С родителями Антониной Васильевной и Леонидом Лаврентьевичем Богдановыми
Фотографии 1948–1950 гг.
Дома у Вл. Эрля на улице Правды. Лето 1969 г. Фото: Вл. Эрль
Действительно, от воды до Купчино далеко. Единственная здесь речка Волковка бежит в высоких берегах, а местами и просто забрана в трубы, трудно поверить, что она может выйти из берегов. Места здесь хоть и ровные, низменные, но сухие. Сюда воде прийти неоткуда. Посмотрим по телевизору, каковы будут плоды такой борьбы с наводнением. Передали, что в девять с чем-то подъем воды составил двести двенадцать сантиметров. Ветер не стихал всю ночь. Наверное, наломал льда. Как-то на Неве, на заливе? Последнее время стали привыкать к подъемам воды.
В Новый год произошло сильное землетрясение в Японии. В Токио зарегистрирован подземный толчок силой семь баллов, но не говорят, по какой шкале: японской, Рихтера или Меркалли. Есть человеческие жертвы и разрушения. Эпицентр находился в трехстах с лишним километрах от Токио.
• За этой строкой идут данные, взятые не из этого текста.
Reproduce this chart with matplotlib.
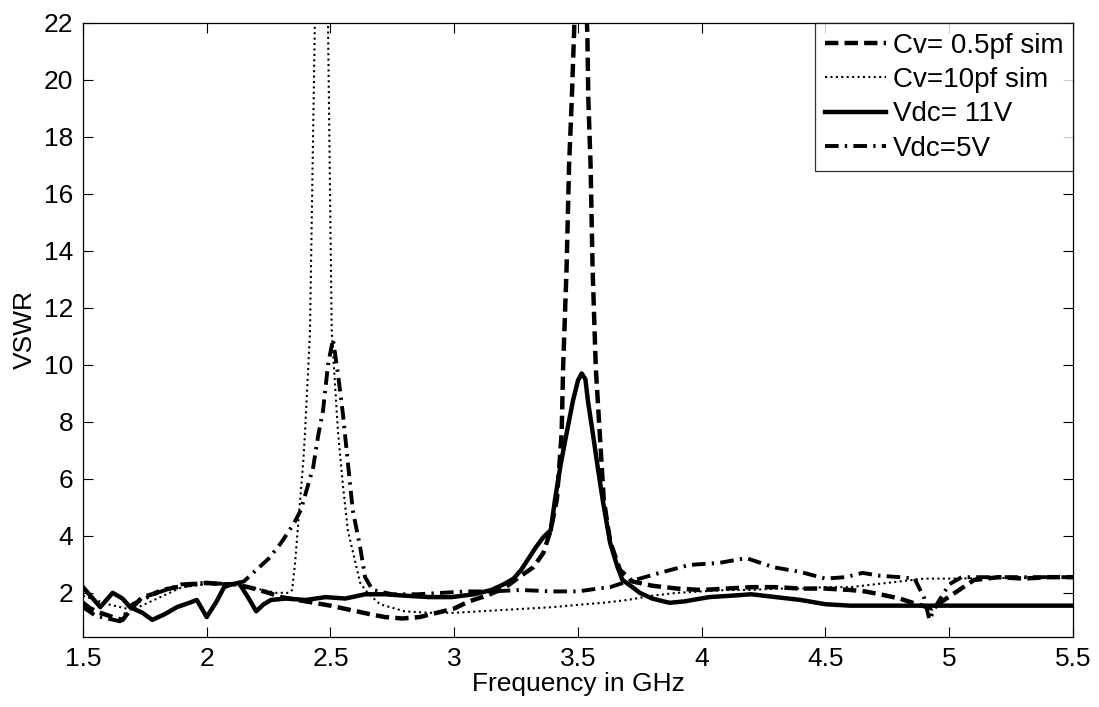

Наводнение продолжалось одну ночь, но ветром сорвало крышу с одного дома, говорят, и порвало много линий контактной сети. Вода поднялась до двухсот двадцати пяти сантиметров, и большие льдины стало выбрасывать на берега, да и вода разлилась по паркам и подвалам. В общем-то ничего особенного не произошло. «Циклон, образовавшийся над Ботническим заливом, пронесся над Карельским перешейком и северной Ладогой…»
Под то еще один дом сгорел на Садовой, но там было много пострадавших, двое умерли сразу, а эвакуировать пришлось сотни. Сорок шесть отделений пожарников выезжали на пожар. Больше ничего выдающегося не припомню. Теперь ветер стих и стало теплее. Дома не так холодно, и можно ходить раздетым. Когда так буря прервется, как-то меньше начинаешь уставать, под ветер все тянет в сон, а сегодня, и был-то всего косяк, долго сидел ночью и чувствовал себя совсем легко, думал о том, что я прав, выбрав тысяча девятьсот семьдесят четвертый год как счастливый для предсказаний землетрясений. Чуть не проспали время, когда Вере нужно вставать на работу, и она убежала без завтрака. У нас Новый год начался хорошо, теперь нужно ждать, чтобы мама приехала. Еще неизвестно, как у нее идут дела. Пью ее «Бодрость», но просыпать на работу, конечно, нехорошо. «Ветер утих и утух», и стало много легче, раньше я этого не замечал, давно, во всяком случае. Три градуса тепла – курорт. Бросили пить, деньги нужнее. Я вспоминаю одних и тех же людей и одни и те же дела и чувствую, как тревоги сменяются успокоенностью.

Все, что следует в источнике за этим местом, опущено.